During the depths of the pandemic, Spain’s GDP figures were slashed, as lockdowns impacted significantly on many sectors. Since restrictions were lifted, the economy has rebounded, along with the rest of the EU.
This week, however, the European Commission has released data and updated forecasts for all member nations, with Spain beginning to fall behind other EU countries.
The revised estimate for Spain’s GDP is for an increase of 4.6% this year and 5.5% next year. The increases are 2% down on previous forecasts issued in the summer.
The updated economic data was presented by Paolo Gentiloni, European Commissioner for the Economy, who highlighted France as a country expected to return to pre-pandemic GDP levels by the end of 2021, and Germany by early 2022.

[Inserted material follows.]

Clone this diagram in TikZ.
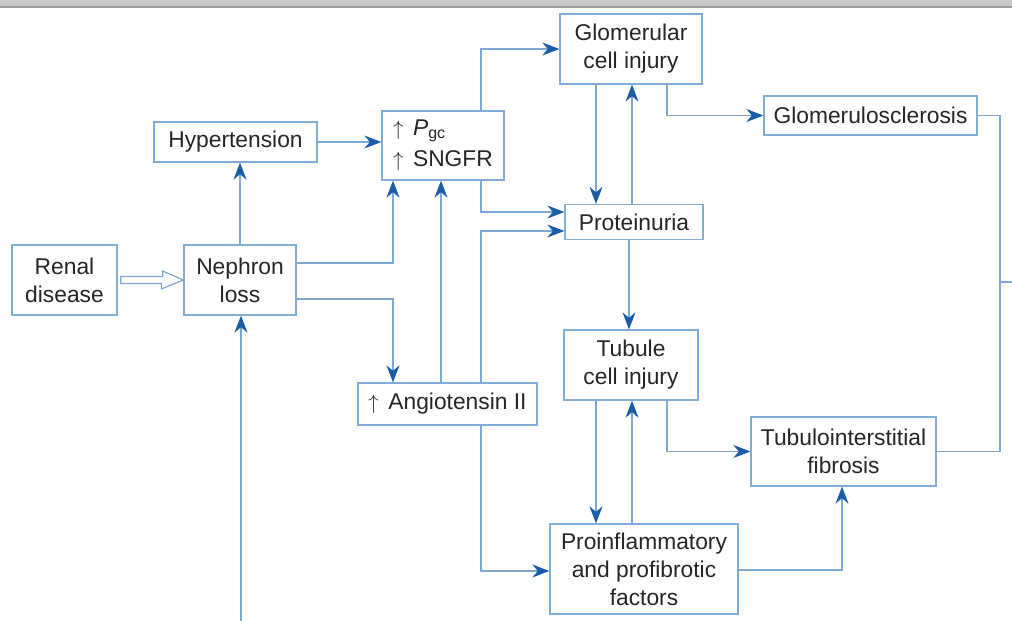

With specific reference to Spain, the forecast expects private consumption to lead the way in Spain’s economic recovery, ‘with the impact of savings accumulated during the pandemic and the recovery of employment’.
There was also praise for the efforts to stimulate economic recovery, with the report saying, ‘the implementation of the Recovery and Resilience Plan (RRP) will gain traction, thereby spurring public and private investment’.
Tourism is a sector that is expected to rebound more in the months ahead and was cited as a reason why the forecast GDP figures were revised down. The impact of tourism in 2021, although much improved from 2020, was still significantly down on pre-pandemic levels and may take longer than initially expected to return to ‘normal’ levels.
The EU forecasts are projecting an increasing input to GDP from tourism into 2022, with a ‘gradual normalisation of international tourism’.
There are also concerns around inflation and unemployment levels in Spain.
Rising prices are increasingly putting pressure on the European Central Bank to raise interest rates and withdraw stimulus packages. For Spain, where public debt is high, this could be particularly problematic.
Although Spain’s recent employment data was positive, with job creation a welcome step in the country’s recovery, there is still a high level of youth unemployment. Currently this stands at 30.6% and is the highest rate across Europe. The overall unemployment rate is 14.9%.
Speaking at a meeting of European finance ministers this week, Spain’s Economy Minister, Nadia Calviño, said that ‘the indicators show that the recovery is underway.’
In response to the downward revision of forecast data for Spain, she said that ‘this year, we have had very intense revisions, up and down’ and that the on-going challenging economic climate meant that it is ‘particularly difficult to make forecasts’.
Keen to stress the robust response of the government to rejuvenating the economy, she said that ‘we have adopted a prudent attitude when preparing the budgets for 2021 and also for 2022 so that, in fact, tax revenues allow us, even in a not-so-positive macroeconomic situation, to reduce the public deficit in 2022’.
Spain’s government has announced several measures to stimulate recovery over the last few months, using the EU Recovery Funds to target specific areas of the economy.
Over the next few months, the rebound is expected to continue as the impact of these investments begins to pay off for the economy.